De acordo com dados da Federassantas, falta dinheiro para a compra de materiais básicos como medicamentos, material de limpeza, macas, máquinas de raio-X e para pagar os funcionários e profissionais de saúde. O problema é agravado ainda mais porque, além de não pagar os valores totais para custear os procedimentos, muitos hospitais chegam a receber os repasses com cerca de três meses de atraso. Segundo a presidente da federação, Kátia Rocha, a população tem de ser informada sobre a situação. “Os hospitais filantrópicos são tratados como se não fosse necessário encará-los com seriedade, principalmente o financiamento de suas atividades. Nenhum hospital público no Brasil consegue funcionar hoje tão somente com o repasse da tabela do SUS. Como estamos vendo que há uma paralisia por parte da gestão pública, estamos buscando a população, pois no dia em que o cidadão tiver noção de seus direitos, o desmantelamento vai acabar.” Kátia informou que a federação pode acionar a Justiça para pressionar o Estado a divulgar um cronograma de repasses.
Governo reconhece dívida
Procurada pela Tribuna, a Secretaria de Estado de Saúde reconheceu, por meio de nota, que existem débitos junto aos municípios, mas não explicitou valores e afirmou que alguns deles são advindos de governos anteriores, mas afirmou que “tem trabalhado incessantemente junto à Secretaria de Fazenda para que a situação seja regularizada o quanto antes, considerando a disponibilidade financeira.” A secretaria afirmou ainda que “o financiador da rede hospitalar é o Ministério da Saúde, e que recebe o recurso federal e repassa aos municípios, que não são plenos, mediante comprovação de produção.”
‘Hospitais públicos não darão conta’
Conforme a Federassantas, 70% das internações do SUS são feitas nos hospitais filantrópicos. Somente no ano passado, as instituições de Minas Gerais realizaram 800 mil internações, 320 mil cirurgias e 1,5 milhão de tratamentos contra o câncer. Apesar disso, os hospitais recebem R$ 11 para atender um paciente em uma consulta de urgência, valor considerado insuficiente para arcar com os custos. Com a crescente penalização dos hospitais e os consequentes fechamentos, a população pode acabar desassistida. “Os hospitais públicos recebem verbas duas vezes maiores que os filantrópicos, e, ainda assim, temos a clara demonstração de que esse dinheiro é insuficiente. Muitas pessoas utilizam o argumento de que os filantrópicos não pagam impostos, mas deveria ser investido neles justamente porque se ele é desonerado da carga tributária, seu custo final é menor. Quando promovemos essa ação, estamos defendendo a própria sociedade, porque se 70% do atendimento é feito nessas instituições, se essa rede ruir, os hospitais públicos não darão conta dos atendimentos”, presidente da federação Kátia Rocha.

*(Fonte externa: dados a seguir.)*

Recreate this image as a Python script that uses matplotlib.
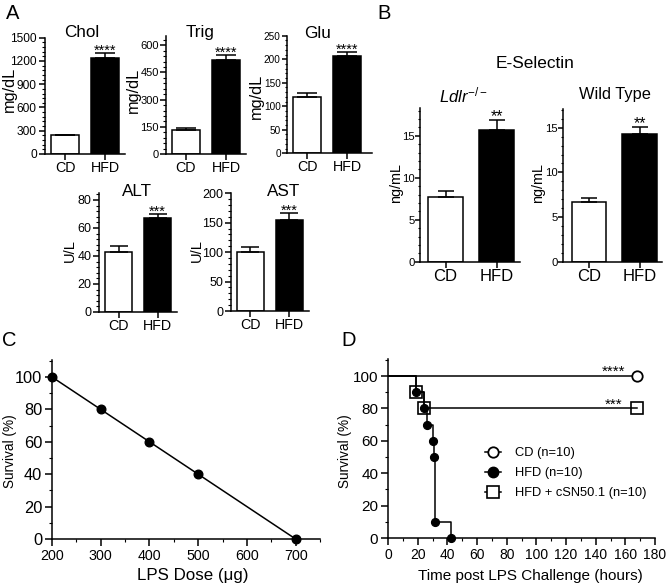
import numpy as np
import matplotlib
matplotlib.use('Agg')
from matplotlib import pyplot as plt
from matplotlib.ticker import MultipleLocator
from matplotlib.lines import Line2D

plt.rcParams['font.family'] = ['Liberation Sans', 'DejaVu Sans']
plt.rcParams['mathtext.fontset'] = 'custom'
plt.rcParams['mathtext.rm'] = 'Liberation Sans'
plt.rcParams['mathtext.it'] = 'Liberation Sans:italic'

#---------------
# Data
#---------------
groups = ['CD', 'HFD']

chol = [245, 1242]
chol_err = [6, 57]
trig = [132, 517]
trig_err = [9, 28]
glu = [119, 207]
glu_err = [8.5, 8]
alt = [43, 67]
alt_err = [4, 3]
ast = [100.5, 154.5]
ast_err = [7.5, 11.5]

esel_ldlr = [7.7, 15.7]
esel_ldlr_err = [0.75, 1.2]
esel_wt = [6.7, 14.3]
esel_wt_err = [0.45, 0.8]

# panel C: dose response
lps_dose = [200, 300, 400, 500, 700]
lps_surv = [100, 80, 60, 40, 0]

# panel D: survival curves (time in hours, survival in %)
cd_t = [0, 168]
cd_s = [100, 100]
hfd_t = [0, 18.9, 24.5, 26, 30, 31, 31.8, 42.3]
hfd_s = [100, 90, 80, 70, 60, 50, 10, 0]
csn_t = [0, 18.9, 24.5, 168]
csn_s = [100, 90, 80, 80]

#---------------
# Figure helpers
#---------------
W, H = 668, 587
fig = plt.figure(figsize=(W / 100, H / 100), dpi=100)
LW = 1.1


def px_axes(left, right, top, bottom):
    return fig.add_axes([left / W, 1 - bottom / H, (right - left) / W, (bottom - top) / H])


def style_axes(ax, tick_fs, tlen=5, pad=2):
    for s in ['top', 'right']:
        ax.spines[s].set_visible(False)
    for s in ['left', 'bottom']:
        ax.spines[s].set_linewidth(LW)
    ax.tick_params(which='major', direction='out', length=tlen, width=LW, labelsize=tick_fs, pad=pad)
    ax.tick_params(which='minor', direction='out', length=tlen / 2, width=0.8)


def bar_panel(box, vals, errs, stars, ylim, major, minor, tick_fs, cat_fs, star_fs,
              cap=7, width=0.68, xlim=(-0.5, 1.5), tlen=5, pad=2):
    ax = px_axes(*box)
    x = np.arange(len(vals))
    ax.bar(x, vals, width, color=['white', 'black'], edgecolor='black', linewidth=LW, zorder=2)
    ax.errorbar(x, vals, yerr=[np.zeros(len(errs)), errs], fmt='none', ecolor='black',
                elinewidth=LW, capsize=cap, capthick=LW, zorder=3)
    for i in range(len(vals)):
        if stars[i]:
            ax.annotate(stars[i], (x[i], vals[i] + errs[i]), xytext=(0, -1),
                        textcoords='offset points', ha='center', va='baseline', fontsize=star_fs)
    ax.set_xlim(*xlim)
    ax.set_ylim(*ylim)
    ax.yaxis.set_major_locator(MultipleLocator(major))
    ax.yaxis.set_minor_locator(MultipleLocator(minor))
    style_axes(ax, tick_fs, tlen, pad)
    ax.set_xticks(x)
    ax.set_xticklabels(groups, fontsize=cat_fs)
    ax.tick_params(axis='x', length=4, pad=1)
    return ax


#===============
# Panel A
#===============
fig.text(6 / W, 1 - 4 / H, 'A', fontsize=14.5, va='top', ha='left')

bar_panel((45, 125, 37.7, 154), chol, chol_err, ['', '****'], (0, 1500), 300, 60, 8.6, 10.3, 10.5,
          tlen=4.5, pad=1.5)
bar_panel((166, 246, 36.2, 154), trig, trig_err, ['', '****'], (0, 650), 150, 30, 8.0, 10.3, 10.5,
          tlen=4, pad=1)
bar_panel((287, 372, 35.7, 153.3), glu, glu_err, ['', '****'], (0, 250), 50, 10, 7.2, 10.3, 10.5,
          xlim=(-0.5, 1.625), tlen=3.5, pad=1)
bar_panel((99, 177, 193, 312), alt, alt_err, ['', '***'], (0, 85), 20, 4, 9, 10.3, 10.5, cap=6.5,
          tlen=4, pad=1.5)
bar_panel((231, 309, 193.3, 311), ast, ast_err, ['', '***'], (0, 200), 50, 10, 9, 10.3, 10.5, cap=6.5,
          tlen=4, pad=1.5)

for xc, yb, t in [(81.7, 37, 'Chol'), (200, 37, 'Trig'), (318, 38, 'Glu'),
                  (137, 196, 'ALT'), (284, 196, 'AST')]:
    fig.text(xc / W, 1 - yb / H, t, fontsize=12.3, ha='center', va='baseline')

for xc, yc, t, fs in [(9, 89, 'mg/dL', 11.8), (133, 90, 'mg/dL', 11.8), (256, 96, 'mg/dL', 11.8),
                      (70, 250.5, 'U/L', 10.5), (197, 250.5, 'U/L', 10.5)]:
    fig.text(xc / W, 1 - yc / H, t, fontsize=fs, rotation=90, ha='center', va='center')

#===============
# Panel B
#===============
fig.text(377 / W, 1 - 4 / H, 'B', fontsize=14.5, va='top', ha='left')
bar_panel((420, 519.5, 108, 261.7), esel_ldlr, esel_ldlr_err, ['', '**'], (0, 18.3), 5, 1,
          8.2, 12, 11.5, cap=6, xlim=(-0.5, 1.45), tlen=3.5, pad=0.5)
bar_panel((563, 662, 109, 261.7), esel_wt, esel_wt_err, ['', '**'], (0, 17.1), 5, 1,
          8.2, 12, 11.5, cap=6, xlim=(-0.51, 1.44), tlen=3.5, pad=0.5)

fig.text(535 / W, 1 - 63 / H, 'E-Selectin', fontsize=12.4, ha='center', va='center')
fig.text(463 / W, 1 - 95 / H, r'$Ldlr^{-/-}$', fontsize=12, ha='center', va='center')
fig.text(615 / W, 1 - 95 / H, 'Wild Type', fontsize=11.8, ha='center', va='center')
for xc in [396, 538]:
    fig.text(xc / W, 1 - 183 / H, 'ng/mL', fontsize=10.4, rotation=90, ha='center', va='center')

#===============
# Panel C
#===============
fig.text(2 / W, 1 - 331 / H, 'C', fontsize=14.5, va='top', ha='left')
axc = px_axes(52, 320, 360, 539)
axc.plot(lps_dose, lps_surv, color='black', lw=LW, marker='o', ms=6.2, clip_on=False, zorder=3)
axc.set_xlim(200, 750)
axc.set_ylim(0, 110.5)
axc.xaxis.set_major_locator(MultipleLocator(100))
axc.xaxis.set_minor_locator(MultipleLocator(50))
axc.yaxis.set_major_locator(MultipleLocator(20))
axc.yaxis.set_minor_locator(MultipleLocator(10))
style_axes(axc, 11.8)
axc.tick_params(axis='x', labelsize=10.3)
axc.set_xticks([200, 300, 400, 500, 600, 700])
fig.text(192.5 / W, 1 - 580 / H, 'LPS Dose (\u03bcg)', fontsize=12.2, ha='center', va='baseline')
fig.text(10 / W, 1 - 451 / H, 'Survival (%)', fontsize=9.8, rotation=90, ha='center', va='center')

#===============
# Panel D
#===============
fig.text(341 / W, 1 - 331 / H, 'D', fontsize=14.5, va='top', ha='left')
axd = px_axes(388, 655, 359, 538)
axd.step(cd_t, cd_s, where='post', color='black', lw=LW, zorder=2)
axd.step(csn_t, csn_s, where='post', color='black', lw=LW, zorder=2)
axd.step(hfd_t, hfd_s, where='post', color='black', lw=LW, zorder=2)
axd.plot(csn_t[1:], csn_s[1:], ls='none', marker='s', ms=8, mfc='none', mec='black', mew=1.2,
         clip_on=False, zorder=3)
axd.plot(cd_t[1:], cd_s[1:], ls='none', marker='o', ms=7.5, mfc='white', mec='black', mew=1.3,
         clip_on=False, zorder=3)
axd.plot(hfd_t[1:], hfd_s[1:], ls='none', marker='o', ms=5.6, color='black', clip_on=False, zorder=4)
axd.annotate('****', (cd_t[-1], cd_s[-1]), xytext=(-17, 0), textcoords='offset points',
             ha='center', va='baseline', fontsize=11)
axd.annotate('***', (csn_t[-1], csn_s[-1]), xytext=(-17, 0), textcoords='offset points',
             ha='center', va='baseline', fontsize=11)
axd.set_xlim(0, 180)
axd.set_ylim(0, 110.5)
axd.xaxis.set_major_locator(MultipleLocator(20))
axd.xaxis.set_minor_locator(MultipleLocator(10))
axd.yaxis.set_major_locator(MultipleLocator(20))
axd.yaxis.set_minor_locator(MultipleLocator(10))
style_axes(axd, 11)
axd.tick_params(axis='x', labelsize=10)

handles = [Line2D([], [], color='black', lw=LW, marker='o', ms=7.5, mfc='white', mec='black', mew=1.3),
           Line2D([], [], color='black', lw=LW, marker='o', ms=7.5),
           Line2D([], [], color='black', lw=LW, marker='s', ms=8, mfc='white', mec='black', mew=1.2)]
fig.legend(handles, ['CD (n=10)', 'HFD (n=10)', 'HFD + cSN50.1 (n=10)'],
           loc='upper left', bbox_to_anchor=(485 / W, 1 - 447 / H), frameon=False,
           fontsize=9.3, handlelength=1.2, handletextpad=1.1, labelspacing=0.62,
           borderpad=0, borderaxespad=0)
fig.text(345 / W, 1 - 451 / H, 'Survival (%)', fontsize=9.8, rotation=90, ha='center', va='center')
fig.text(530 / W, 1 - 580 / H, 'Time post LPS Challenge (hours)', fontsize=11, ha='center', va='baseline')

plt.savefig('out.png', dpi=100)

A Secretaria de Saúde se posicionou por meio de nota e concordou que o fechamento de hospitais filantrópicos impacta o atendimento na região. A pasta ainda informou que se solidariza com a Santa Casa e a Ascomcer, “por entender que estas entidades são fundamentais para o sistema de Saúde da cidade e efetiva assistência à população.”